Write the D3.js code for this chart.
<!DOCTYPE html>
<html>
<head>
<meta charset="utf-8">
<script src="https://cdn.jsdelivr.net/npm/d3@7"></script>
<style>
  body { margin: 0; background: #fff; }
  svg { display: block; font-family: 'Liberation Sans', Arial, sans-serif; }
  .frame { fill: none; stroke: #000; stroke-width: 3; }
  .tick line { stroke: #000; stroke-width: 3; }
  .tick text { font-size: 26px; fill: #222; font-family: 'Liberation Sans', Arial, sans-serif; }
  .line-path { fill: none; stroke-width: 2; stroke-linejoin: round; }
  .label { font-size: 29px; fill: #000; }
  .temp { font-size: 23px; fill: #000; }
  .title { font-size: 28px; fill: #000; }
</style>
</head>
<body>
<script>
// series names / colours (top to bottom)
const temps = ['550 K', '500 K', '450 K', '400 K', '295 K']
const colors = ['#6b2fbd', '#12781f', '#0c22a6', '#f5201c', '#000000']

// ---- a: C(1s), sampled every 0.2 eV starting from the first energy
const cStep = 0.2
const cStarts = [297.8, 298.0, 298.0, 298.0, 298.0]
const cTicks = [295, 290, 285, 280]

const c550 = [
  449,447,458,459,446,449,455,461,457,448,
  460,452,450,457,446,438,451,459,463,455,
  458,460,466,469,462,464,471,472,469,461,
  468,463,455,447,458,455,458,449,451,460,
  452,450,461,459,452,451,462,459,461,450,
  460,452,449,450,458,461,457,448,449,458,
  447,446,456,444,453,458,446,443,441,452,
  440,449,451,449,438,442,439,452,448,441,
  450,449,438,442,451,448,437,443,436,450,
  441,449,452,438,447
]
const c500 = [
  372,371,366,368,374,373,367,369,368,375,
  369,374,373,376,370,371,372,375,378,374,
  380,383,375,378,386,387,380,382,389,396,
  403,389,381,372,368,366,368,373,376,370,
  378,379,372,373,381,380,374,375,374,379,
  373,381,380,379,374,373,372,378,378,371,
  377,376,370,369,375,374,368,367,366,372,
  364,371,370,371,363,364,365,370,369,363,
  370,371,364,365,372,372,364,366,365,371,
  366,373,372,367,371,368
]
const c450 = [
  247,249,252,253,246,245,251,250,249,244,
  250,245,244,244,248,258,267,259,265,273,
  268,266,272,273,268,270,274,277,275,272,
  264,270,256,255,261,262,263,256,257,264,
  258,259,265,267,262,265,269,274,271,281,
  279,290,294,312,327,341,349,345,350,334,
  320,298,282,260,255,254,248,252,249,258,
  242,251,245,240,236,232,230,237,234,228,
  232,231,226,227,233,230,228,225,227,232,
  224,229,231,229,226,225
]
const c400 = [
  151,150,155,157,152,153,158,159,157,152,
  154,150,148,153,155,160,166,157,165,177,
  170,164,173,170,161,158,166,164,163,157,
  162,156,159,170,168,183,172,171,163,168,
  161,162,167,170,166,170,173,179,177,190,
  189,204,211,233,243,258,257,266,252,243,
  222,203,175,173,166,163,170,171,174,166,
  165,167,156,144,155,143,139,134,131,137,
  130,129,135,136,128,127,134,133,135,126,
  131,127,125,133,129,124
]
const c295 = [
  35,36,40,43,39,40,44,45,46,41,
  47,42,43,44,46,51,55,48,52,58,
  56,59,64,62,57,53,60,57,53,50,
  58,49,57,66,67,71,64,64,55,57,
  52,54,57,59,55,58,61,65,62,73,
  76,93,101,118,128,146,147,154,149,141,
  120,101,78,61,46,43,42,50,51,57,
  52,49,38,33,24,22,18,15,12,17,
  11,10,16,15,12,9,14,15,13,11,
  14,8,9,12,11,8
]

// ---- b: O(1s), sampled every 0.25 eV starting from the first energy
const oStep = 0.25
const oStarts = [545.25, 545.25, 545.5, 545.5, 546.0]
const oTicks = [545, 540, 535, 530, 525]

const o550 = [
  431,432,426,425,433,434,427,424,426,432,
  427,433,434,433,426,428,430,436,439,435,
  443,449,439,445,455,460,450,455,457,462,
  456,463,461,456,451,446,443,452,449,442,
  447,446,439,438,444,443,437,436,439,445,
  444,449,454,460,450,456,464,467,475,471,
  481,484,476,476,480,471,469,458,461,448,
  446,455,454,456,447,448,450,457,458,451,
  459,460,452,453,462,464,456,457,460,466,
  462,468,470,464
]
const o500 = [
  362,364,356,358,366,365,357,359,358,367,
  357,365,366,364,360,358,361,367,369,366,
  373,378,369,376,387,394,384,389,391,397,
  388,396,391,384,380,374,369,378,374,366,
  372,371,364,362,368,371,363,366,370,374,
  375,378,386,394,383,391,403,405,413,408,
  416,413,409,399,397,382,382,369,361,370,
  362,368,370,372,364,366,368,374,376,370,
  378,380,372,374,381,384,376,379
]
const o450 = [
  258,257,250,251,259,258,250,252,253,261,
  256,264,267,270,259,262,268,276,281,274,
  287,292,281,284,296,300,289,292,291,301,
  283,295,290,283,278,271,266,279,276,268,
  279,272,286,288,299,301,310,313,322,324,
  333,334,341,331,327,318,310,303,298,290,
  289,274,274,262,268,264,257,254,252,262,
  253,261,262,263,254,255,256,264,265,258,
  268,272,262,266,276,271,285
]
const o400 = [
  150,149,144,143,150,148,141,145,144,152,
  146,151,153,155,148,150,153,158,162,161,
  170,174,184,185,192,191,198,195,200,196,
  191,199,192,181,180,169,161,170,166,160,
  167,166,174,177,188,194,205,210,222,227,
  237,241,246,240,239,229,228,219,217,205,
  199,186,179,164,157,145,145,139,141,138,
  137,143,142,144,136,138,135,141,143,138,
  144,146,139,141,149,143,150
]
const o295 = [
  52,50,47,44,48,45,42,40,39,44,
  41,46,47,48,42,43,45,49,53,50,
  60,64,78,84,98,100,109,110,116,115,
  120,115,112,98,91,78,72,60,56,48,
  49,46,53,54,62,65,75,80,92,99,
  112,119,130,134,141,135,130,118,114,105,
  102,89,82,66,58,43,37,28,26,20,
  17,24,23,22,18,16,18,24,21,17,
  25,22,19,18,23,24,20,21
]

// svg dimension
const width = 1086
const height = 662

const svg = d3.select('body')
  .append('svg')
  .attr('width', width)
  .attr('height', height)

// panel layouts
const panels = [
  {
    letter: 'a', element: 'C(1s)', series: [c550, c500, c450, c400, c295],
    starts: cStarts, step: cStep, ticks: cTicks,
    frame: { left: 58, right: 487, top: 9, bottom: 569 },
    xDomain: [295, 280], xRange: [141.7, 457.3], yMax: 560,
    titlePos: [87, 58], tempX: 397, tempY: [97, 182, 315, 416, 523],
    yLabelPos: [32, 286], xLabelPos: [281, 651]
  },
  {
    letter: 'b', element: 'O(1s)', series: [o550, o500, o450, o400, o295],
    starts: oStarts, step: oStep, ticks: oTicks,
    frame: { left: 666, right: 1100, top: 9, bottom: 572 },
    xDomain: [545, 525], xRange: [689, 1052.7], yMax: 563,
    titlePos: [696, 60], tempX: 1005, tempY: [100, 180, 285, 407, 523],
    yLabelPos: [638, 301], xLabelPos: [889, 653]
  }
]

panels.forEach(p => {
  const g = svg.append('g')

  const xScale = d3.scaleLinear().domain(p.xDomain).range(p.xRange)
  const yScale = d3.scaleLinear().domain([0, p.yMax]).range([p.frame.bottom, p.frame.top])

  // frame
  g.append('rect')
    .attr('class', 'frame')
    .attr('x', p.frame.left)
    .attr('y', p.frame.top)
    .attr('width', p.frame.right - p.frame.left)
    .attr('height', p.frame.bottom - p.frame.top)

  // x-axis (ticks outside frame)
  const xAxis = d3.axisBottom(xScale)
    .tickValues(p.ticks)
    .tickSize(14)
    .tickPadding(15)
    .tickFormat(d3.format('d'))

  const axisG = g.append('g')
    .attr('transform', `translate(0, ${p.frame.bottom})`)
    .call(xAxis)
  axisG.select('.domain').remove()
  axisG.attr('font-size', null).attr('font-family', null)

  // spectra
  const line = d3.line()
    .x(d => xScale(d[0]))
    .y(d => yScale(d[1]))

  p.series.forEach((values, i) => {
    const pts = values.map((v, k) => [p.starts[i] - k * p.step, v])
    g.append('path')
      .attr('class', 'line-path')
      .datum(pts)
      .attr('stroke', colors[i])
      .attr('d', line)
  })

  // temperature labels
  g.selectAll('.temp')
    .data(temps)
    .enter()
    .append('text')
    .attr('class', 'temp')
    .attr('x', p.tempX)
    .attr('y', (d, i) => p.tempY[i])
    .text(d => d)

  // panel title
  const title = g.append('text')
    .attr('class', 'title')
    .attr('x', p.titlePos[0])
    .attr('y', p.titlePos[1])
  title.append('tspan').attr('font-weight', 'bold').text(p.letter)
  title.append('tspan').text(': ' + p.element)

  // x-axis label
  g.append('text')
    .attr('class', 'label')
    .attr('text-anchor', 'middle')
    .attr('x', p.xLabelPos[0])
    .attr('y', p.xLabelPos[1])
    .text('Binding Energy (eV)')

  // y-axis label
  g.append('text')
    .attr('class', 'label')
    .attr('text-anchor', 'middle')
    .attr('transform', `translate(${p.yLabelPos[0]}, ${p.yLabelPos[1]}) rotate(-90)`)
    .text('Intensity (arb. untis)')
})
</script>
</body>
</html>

— What is expected —
Set down verbatim only the lines between the start of the data above and the line with "const cTicks = [295, 290, 285, 280]", both boundaries included.

— Output below —
Write the D3.js code for this chart.
<!DOCTYPE html>
<html>
<head>
<meta charset="utf-8">
<script src="https://cdn.jsdelivr.net/npm/d3@7"></script>
<style>
  body { margin: 0; background: #fff; }
  svg { display: block; font-family: 'Liberation Sans', Arial, sans-serif; }
  .frame { fill: none; stroke: #000; stroke-width: 3; }
  .tick line { stroke: #000; stroke-width: 3; }
  .tick text { font-size: 26px; fill: #222; font-family: 'Liberation Sans', Arial, sans-serif; }
  .line-path { fill: none; stroke-width: 2; stroke-linejoin: round; }
  .label { font-size: 29px; fill: #000; }
  .temp { font-size: 23px; fill: #000; }
  .title { font-size: 28px; fill: #000; }
</style>
</head>
<body>
<script>
// series names / colours (top to bottom)
const temps = ['550 K', '500 K', '450 K', '400 K', '295 K']
const colors = ['#6b2fbd', '#12781f', '#0c22a6', '#f5201c', '#000000']

// ---- a: C(1s), sampled every 0.2 eV starting from the first energy
const cStep = 0.2
const cStarts = [297.8, 298.0, 298.0, 298.0, 298.0]
const cTicks = [295, 290, 285, 280]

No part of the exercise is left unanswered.